**Task to complete**
Copy every line in which the string "code" occurs.

(Collection entries)
________________________________________
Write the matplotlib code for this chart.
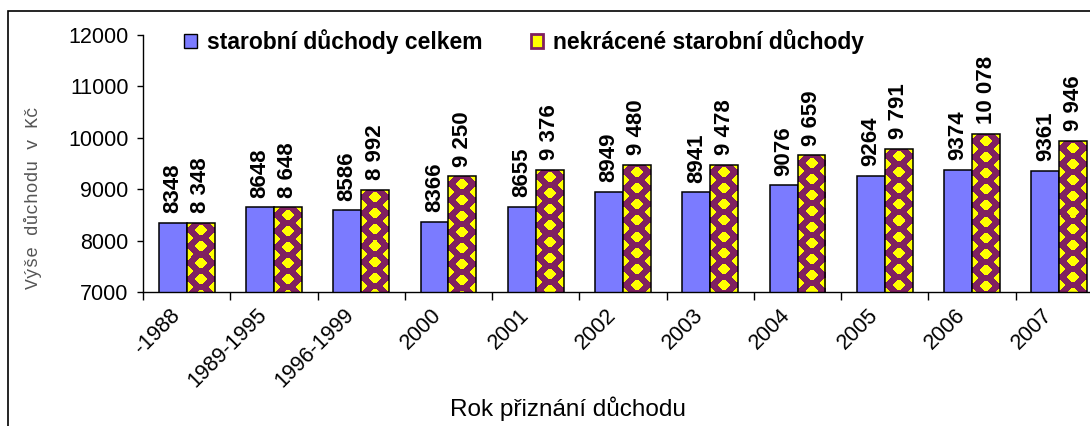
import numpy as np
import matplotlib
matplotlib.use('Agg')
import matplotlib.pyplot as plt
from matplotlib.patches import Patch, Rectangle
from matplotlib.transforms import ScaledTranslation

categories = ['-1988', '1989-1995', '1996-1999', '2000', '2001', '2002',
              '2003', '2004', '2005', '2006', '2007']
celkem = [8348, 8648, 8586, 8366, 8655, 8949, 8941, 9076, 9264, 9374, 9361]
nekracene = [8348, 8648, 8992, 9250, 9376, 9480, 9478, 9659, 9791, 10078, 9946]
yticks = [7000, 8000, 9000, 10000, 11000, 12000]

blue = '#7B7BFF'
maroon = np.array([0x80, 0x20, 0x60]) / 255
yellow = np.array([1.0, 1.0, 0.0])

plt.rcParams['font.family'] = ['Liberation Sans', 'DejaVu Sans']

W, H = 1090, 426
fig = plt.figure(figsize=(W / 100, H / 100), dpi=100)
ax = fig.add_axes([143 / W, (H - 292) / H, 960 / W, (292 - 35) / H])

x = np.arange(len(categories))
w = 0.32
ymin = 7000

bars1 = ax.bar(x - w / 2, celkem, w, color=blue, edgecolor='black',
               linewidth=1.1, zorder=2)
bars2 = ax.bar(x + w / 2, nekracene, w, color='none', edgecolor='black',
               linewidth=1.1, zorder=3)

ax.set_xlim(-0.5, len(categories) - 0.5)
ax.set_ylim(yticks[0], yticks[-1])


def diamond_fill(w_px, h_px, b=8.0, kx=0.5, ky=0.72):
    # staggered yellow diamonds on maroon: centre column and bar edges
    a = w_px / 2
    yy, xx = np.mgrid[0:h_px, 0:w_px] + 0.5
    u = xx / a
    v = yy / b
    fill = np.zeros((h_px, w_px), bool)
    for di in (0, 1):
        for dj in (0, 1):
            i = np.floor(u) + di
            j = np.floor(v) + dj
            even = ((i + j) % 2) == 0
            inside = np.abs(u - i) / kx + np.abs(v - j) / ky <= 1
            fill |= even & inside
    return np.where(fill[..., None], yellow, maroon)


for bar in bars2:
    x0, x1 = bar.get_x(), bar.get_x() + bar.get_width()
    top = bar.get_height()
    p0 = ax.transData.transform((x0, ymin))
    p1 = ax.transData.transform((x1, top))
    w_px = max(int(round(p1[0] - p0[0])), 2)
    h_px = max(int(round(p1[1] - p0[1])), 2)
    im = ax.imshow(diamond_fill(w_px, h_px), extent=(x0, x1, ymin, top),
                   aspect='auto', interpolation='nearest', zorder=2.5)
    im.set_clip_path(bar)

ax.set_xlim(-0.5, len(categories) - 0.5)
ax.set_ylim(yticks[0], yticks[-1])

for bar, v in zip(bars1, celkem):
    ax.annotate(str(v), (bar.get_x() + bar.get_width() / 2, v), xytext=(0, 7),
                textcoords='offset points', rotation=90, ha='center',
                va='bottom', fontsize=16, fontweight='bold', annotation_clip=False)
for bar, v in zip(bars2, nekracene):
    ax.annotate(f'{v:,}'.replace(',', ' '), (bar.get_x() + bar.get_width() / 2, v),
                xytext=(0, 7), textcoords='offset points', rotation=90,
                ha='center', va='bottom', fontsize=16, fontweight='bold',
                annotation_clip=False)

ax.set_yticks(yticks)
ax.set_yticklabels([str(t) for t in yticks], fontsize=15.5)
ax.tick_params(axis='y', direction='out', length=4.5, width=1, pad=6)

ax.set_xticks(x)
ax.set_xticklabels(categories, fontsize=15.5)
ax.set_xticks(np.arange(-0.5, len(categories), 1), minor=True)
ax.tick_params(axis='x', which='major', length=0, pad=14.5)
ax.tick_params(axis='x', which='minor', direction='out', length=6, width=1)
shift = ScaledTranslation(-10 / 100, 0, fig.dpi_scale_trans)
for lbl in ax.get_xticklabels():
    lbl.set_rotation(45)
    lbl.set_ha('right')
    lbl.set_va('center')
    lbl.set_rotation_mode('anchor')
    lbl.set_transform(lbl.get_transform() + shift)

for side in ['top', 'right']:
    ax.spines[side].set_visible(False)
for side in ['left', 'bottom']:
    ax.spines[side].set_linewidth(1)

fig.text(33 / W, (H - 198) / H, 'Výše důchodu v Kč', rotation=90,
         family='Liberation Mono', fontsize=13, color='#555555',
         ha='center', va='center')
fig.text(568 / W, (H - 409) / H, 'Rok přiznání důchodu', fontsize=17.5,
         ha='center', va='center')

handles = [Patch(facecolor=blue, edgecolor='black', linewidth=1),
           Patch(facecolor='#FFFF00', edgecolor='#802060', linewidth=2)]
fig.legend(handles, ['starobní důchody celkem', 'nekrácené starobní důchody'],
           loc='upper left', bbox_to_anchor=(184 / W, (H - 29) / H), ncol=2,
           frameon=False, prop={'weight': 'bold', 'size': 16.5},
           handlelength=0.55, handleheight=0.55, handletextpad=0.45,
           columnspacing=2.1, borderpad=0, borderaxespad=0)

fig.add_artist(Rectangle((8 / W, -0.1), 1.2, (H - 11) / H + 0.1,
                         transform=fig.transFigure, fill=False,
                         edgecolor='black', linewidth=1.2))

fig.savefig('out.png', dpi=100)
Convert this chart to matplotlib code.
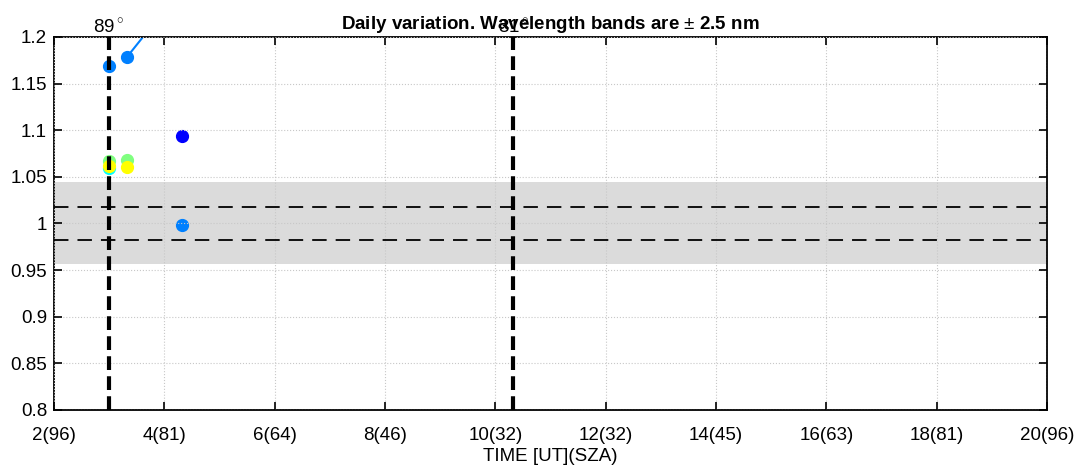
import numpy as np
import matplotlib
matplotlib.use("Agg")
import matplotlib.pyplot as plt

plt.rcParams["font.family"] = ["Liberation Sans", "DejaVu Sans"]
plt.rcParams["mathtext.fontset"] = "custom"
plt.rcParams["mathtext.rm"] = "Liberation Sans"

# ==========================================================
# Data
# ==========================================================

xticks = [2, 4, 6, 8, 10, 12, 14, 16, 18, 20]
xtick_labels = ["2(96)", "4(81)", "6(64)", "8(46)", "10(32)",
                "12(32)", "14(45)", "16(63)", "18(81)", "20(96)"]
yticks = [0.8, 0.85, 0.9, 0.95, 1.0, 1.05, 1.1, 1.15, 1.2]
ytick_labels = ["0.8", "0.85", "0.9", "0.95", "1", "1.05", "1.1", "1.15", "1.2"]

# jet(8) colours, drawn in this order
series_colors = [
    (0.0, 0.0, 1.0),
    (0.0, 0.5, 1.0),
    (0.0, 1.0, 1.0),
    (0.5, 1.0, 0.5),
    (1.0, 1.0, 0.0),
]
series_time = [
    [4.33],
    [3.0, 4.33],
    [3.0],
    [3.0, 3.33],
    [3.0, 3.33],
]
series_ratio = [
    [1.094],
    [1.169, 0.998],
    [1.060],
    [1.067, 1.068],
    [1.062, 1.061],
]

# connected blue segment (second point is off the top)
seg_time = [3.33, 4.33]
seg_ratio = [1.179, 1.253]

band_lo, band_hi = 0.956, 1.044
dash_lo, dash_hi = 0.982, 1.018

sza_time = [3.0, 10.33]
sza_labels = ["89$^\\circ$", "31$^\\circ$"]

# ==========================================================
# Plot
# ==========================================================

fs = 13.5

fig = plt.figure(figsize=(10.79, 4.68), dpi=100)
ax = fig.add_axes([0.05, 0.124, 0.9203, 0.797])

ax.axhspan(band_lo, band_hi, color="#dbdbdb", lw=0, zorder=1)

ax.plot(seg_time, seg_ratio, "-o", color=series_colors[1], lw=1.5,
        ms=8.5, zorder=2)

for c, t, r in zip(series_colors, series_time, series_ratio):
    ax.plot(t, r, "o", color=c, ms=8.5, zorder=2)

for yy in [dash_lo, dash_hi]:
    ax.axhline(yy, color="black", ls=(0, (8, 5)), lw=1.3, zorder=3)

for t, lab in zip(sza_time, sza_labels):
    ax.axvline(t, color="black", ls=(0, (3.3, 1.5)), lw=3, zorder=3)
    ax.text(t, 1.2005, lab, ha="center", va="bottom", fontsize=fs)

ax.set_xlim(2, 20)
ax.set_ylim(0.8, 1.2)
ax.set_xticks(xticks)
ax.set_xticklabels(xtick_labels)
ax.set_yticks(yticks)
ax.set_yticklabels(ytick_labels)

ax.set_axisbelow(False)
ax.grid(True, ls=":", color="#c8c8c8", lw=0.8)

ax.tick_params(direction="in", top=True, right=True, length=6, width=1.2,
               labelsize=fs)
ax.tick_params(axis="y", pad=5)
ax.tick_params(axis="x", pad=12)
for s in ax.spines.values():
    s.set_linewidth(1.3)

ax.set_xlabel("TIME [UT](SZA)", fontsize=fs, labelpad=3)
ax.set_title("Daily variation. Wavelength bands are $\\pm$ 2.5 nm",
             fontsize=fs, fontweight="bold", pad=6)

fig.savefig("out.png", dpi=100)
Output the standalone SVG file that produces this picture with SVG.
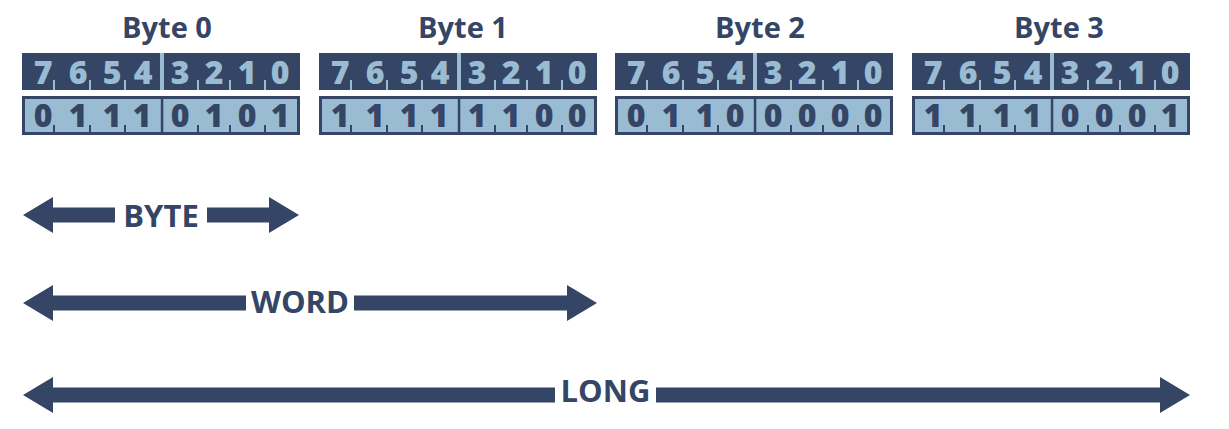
________________________________________
**Reply to the task**
Write the matplotlib code for this chart.
Convert this chart to matplotlib code.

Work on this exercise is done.